Charts and diagrams as code
- - - - - - -

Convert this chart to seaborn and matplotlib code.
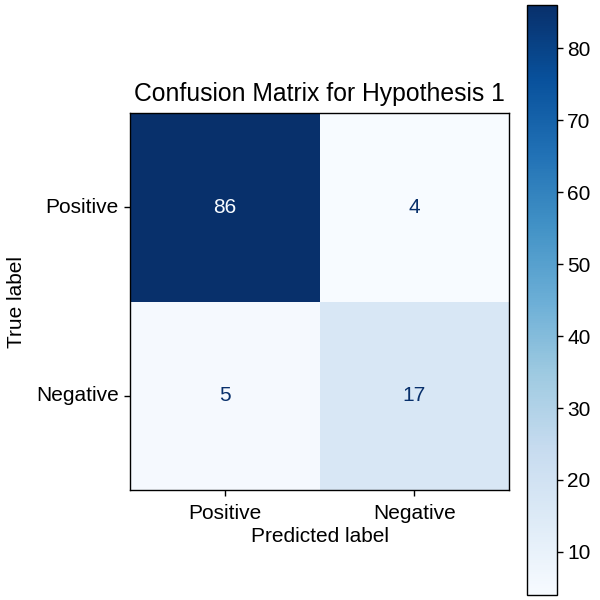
import numpy as np
import pandas as pd
import matplotlib
matplotlib.use("Agg")
import matplotlib.pyplot as plt
import seaborn as sns

plt.rcParams['font.family'] = ['Liberation Sans', 'DejaVu Sans']

# data
labels = ["Positive", "Negative"]
counts = [[86, 4],
          [5, 17]]
title = "Confusion Matrix for Hypothesis 1"

cm = pd.DataFrame(counts, index=labels, columns=labels)
cmap = plt.get_cmap("Blues")

fig = plt.figure(figsize=(6, 6), dpi=100)
ax = fig.add_axes([0.2167, 0.1833, 0.632, 0.628])
cax = fig.add_axes([0.878, 0.0083, 0.05, 0.983])

sns.heatmap(cm, ax=ax, cbar_ax=cax, cmap=cmap, annot=True, fmt="d",
            annot_kws={"fontsize": 15}, square=False, linewidths=0)

# sklearn-style text colours: light text on dark cells, dark text on light cells
vmin, vmax = cm.values.min(), cm.values.max()
thresh = (vmin + vmax) / 2.0
for txt, val in zip(ax.texts, cm.values.ravel()):
    txt.set_color(cmap(0.0) if val > thresh else cmap(1.0))

for sp in ax.spines.values():
    sp.set_visible(True)
    sp.set_color("black")
    sp.set_linewidth(1.0)

ax.tick_params(axis="both", length=4, width=1, labelsize=15, color="black", pad=4)
ax.tick_params(axis="x", pad=6)
ax.set_yticklabels(labels, rotation=0, va="center")
ax.set_xticklabels(labels, rotation=0)
ax.set_xlabel("Predicted label", fontsize=15, labelpad=3)
ax.set_ylabel("True label", fontsize=15, labelpad=7)
ax.set_title(title, fontsize=17.8, pad=9)

cbar = ax.collections[0].colorbar
cbar.set_ticks([10, 20, 30, 40, 50, 60, 70, 80])
cbar.outline.set_visible(True)
cbar.outline.set_edgecolor("black")
cbar.outline.set_linewidth(1.0)
cax.tick_params(labelsize=15, length=4, width=1)

fig.savefig("out.png", dpi=100)
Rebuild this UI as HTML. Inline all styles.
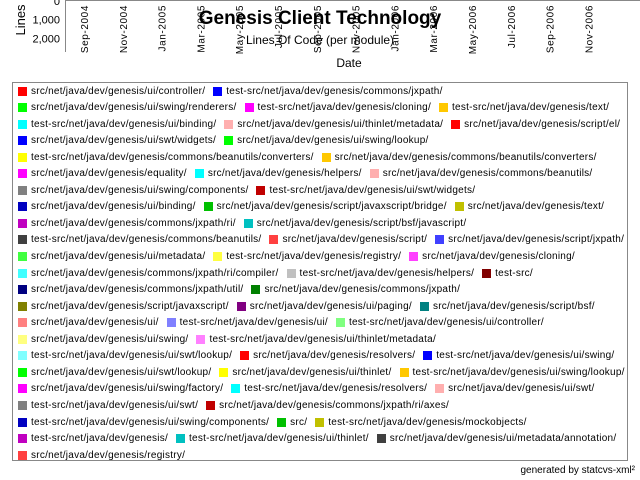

- - - - - - -

Omit the pictures and restate the rest of the records verbatim.

Convert this chart to seaborn and matplotlib code.
import numpy as np
import pandas as pd
import matplotlib
matplotlib.use("Agg")
import matplotlib.pyplot as plt
import seaborn as sns

plt.rcParams['font.family'] = ['Liberation Sans', 'DejaVu Sans']

# data
labels = ["Positive", "Negative"]
counts = [[86, 4],
          [5, 17]]
title = "Confusion Matrix for Hypothesis 1"

cm = pd.DataFrame(counts, index=labels, columns=labels)
cmap = plt.get_cmap("Blues")

fig = plt.figure(figsize=(6, 6), dpi=100)
ax = fig.add_axes([0.2167, 0.1833, 0.632, 0.628])
cax = fig.add_axes([0.878, 0.0083, 0.05, 0.983])

sns.heatmap(cm, ax=ax, cbar_ax=cax, cmap=cmap, annot=True, fmt="d",
            annot_kws={"fontsize": 15}, square=False, linewidths=0)

# sklearn-style text colours: light text on dark cells, dark text on light cells
vmin, vmax = cm.values.min(), cm.values.max()
thresh = (vmin + vmax) / 2.0
for txt, val in zip(ax.texts, cm.values.ravel()):
    txt.set_color(cmap(0.0) if val > thresh else cmap(1.0))

for sp in ax.spines.values():
    sp.set_visible(True)
    sp.set_color("black")
    sp.set_linewidth(1.0)

ax.tick_params(axis="both", length=4, width=1, labelsize=15, color="black", pad=4)
ax.tick_params(axis="x", pad=6)
ax.set_yticklabels(labels, rotation=0, va="center")
ax.set_xticklabels(labels, rotation=0)
ax.set_xlabel("Predicted label", fontsize=15, labelpad=3)
ax.set_ylabel("True label", fontsize=15, labelpad=7)
ax.set_title(title, fontsize=17.8, pad=9)

cbar = ax.collections[0].colorbar
cbar.set_ticks([10, 20, 30, 40, 50, 60, 70, 80])
cbar.outline.set_visible(True)
cbar.outline.set_edgecolor("black")
cbar.outline.set_linewidth(1.0)
cax.tick_params(labelsize=15, length=4, width=1)

fig.savefig("out.png", dpi=100)
Rebuild this UI as HTML. Inline all styles.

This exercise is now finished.